*TASK DETAILS:* What follows is a set of records; restate each one word for word and drop the pictures.

*Plotting code records:*
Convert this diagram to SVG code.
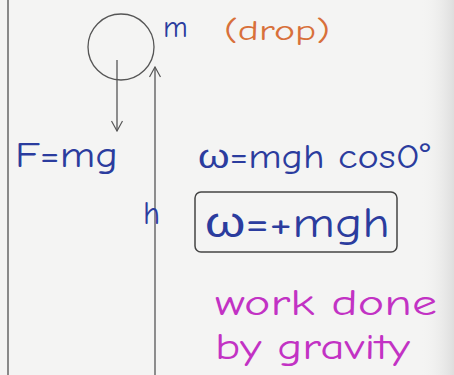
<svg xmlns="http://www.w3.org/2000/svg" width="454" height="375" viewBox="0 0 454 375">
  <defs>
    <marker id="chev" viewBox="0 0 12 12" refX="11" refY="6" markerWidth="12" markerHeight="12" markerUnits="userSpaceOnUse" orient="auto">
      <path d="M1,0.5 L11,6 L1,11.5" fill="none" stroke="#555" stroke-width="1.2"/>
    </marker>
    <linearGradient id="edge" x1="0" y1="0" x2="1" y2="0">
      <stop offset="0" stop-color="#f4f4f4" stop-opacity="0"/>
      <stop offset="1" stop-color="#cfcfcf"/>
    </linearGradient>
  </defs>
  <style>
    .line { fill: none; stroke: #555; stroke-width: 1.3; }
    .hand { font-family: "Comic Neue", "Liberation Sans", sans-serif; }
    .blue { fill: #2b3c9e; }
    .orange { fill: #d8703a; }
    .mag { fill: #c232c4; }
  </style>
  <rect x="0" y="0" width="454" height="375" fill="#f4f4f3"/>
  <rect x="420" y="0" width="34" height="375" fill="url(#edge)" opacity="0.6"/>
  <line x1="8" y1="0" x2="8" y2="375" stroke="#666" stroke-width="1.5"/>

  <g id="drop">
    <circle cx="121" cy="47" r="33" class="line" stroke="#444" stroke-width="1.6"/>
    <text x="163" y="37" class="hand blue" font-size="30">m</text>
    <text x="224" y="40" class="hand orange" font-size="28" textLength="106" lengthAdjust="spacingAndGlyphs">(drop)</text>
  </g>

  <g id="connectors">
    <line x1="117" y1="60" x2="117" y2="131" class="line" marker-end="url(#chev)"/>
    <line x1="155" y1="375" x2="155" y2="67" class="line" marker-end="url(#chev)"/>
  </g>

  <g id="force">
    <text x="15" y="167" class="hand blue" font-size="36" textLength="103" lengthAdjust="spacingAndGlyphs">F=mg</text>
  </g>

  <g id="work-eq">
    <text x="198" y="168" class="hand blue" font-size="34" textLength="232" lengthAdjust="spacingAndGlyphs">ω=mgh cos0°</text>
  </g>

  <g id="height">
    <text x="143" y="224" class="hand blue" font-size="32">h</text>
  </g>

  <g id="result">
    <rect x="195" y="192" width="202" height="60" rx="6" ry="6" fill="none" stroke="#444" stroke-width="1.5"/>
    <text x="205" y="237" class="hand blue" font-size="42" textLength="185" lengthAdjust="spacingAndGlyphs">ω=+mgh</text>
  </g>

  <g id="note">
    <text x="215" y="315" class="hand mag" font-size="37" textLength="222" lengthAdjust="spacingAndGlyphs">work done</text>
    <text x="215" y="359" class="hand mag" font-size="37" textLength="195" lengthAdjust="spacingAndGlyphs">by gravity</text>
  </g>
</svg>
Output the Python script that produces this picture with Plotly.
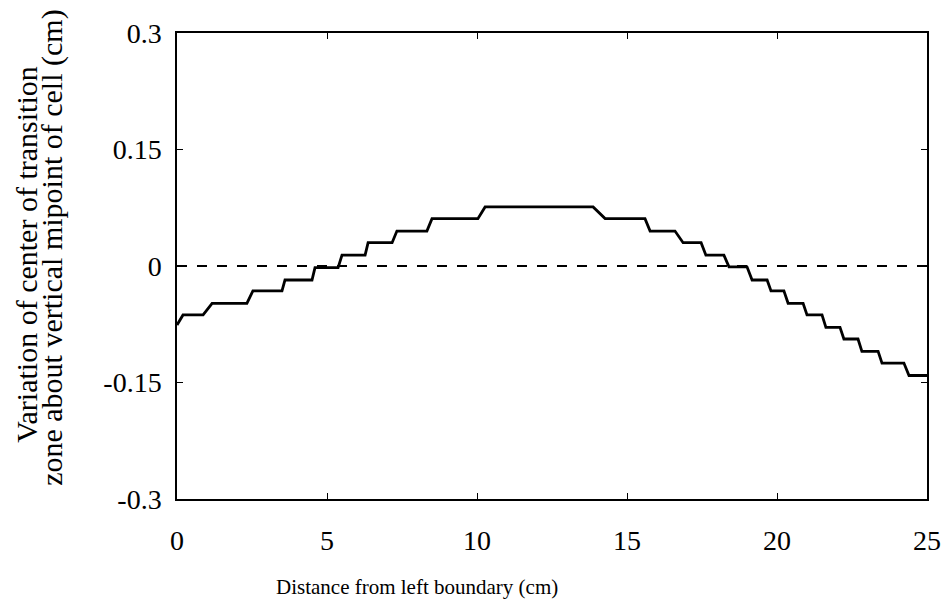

*THE ANSWER:*
Convert this diagram to SVG code.
<svg xmlns="http://www.w3.org/2000/svg" width="454" height="375" viewBox="0 0 454 375">
  <defs>
    <marker id="chev" viewBox="0 0 12 12" refX="11" refY="6" markerWidth="12" markerHeight="12" markerUnits="userSpaceOnUse" orient="auto">
      <path d="M1,0.5 L11,6 L1,11.5" fill="none" stroke="#555" stroke-width="1.2"/>
    </marker>
    <linearGradient id="edge" x1="0" y1="0" x2="1" y2="0">
      <stop offset="0" stop-color="#f4f4f4" stop-opacity="0"/>
      <stop offset="1" stop-color="#cfcfcf"/>
    </linearGradient>
  </defs>
  <style>
    .line { fill: none; stroke: #555; stroke-width: 1.3; }
    .hand { font-family: "Comic Neue", "Liberation Sans", sans-serif; }
    .blue { fill: #2b3c9e; }
    .orange { fill: #d8703a; }
    .mag { fill: #c232c4; }
  </style>
  <rect x="0" y="0" width="454" height="375" fill="#f4f4f3"/>
  <rect x="420" y="0" width="34" height="375" fill="url(#edge)" opacity="0.6"/>
  <line x1="8" y1="0" x2="8" y2="375" stroke="#666" stroke-width="1.5"/>

  <g id="drop">
    <circle cx="121" cy="47" r="33" class="line" stroke="#444" stroke-width="1.6"/>
    <text x="163" y="37" class="hand blue" font-size="30">m</text>
    <text x="224" y="40" class="hand orange" font-size="28" textLength="106" lengthAdjust="spacingAndGlyphs">(drop)</text>
  </g>

  <g id="connectors">
    <line x1="117" y1="60" x2="117" y2="131" class="line" marker-end="url(#chev)"/>
    <line x1="155" y1="375" x2="155" y2="67" class="line" marker-end="url(#chev)"/>
  </g>

  <g id="force">
    <text x="15" y="167" class="hand blue" font-size="36" textLength="103" lengthAdjust="spacingAndGlyphs">F=mg</text>
  </g>

  <g id="work-eq">
    <text x="198" y="168" class="hand blue" font-size="34" textLength="232" lengthAdjust="spacingAndGlyphs">ω=mgh cos0°</text>
  </g>

  <g id="height">
    <text x="143" y="224" class="hand blue" font-size="32">h</text>
  </g>

  <g id="result">
    <rect x="195" y="192" width="202" height="60" rx="6" ry="6" fill="none" stroke="#444" stroke-width="1.5"/>
    <text x="205" y="237" class="hand blue" font-size="42" textLength="185" lengthAdjust="spacingAndGlyphs">ω=+mgh</text>
  </g>

  <g id="note">
    <text x="215" y="315" class="hand mag" font-size="37" textLength="222" lengthAdjust="spacingAndGlyphs">work done</text>
    <text x="215" y="359" class="hand mag" font-size="37" textLength="195" lengthAdjust="spacingAndGlyphs">by gravity</text>
  </g>
</svg>
Output the Python script that produces this picture with Plotly.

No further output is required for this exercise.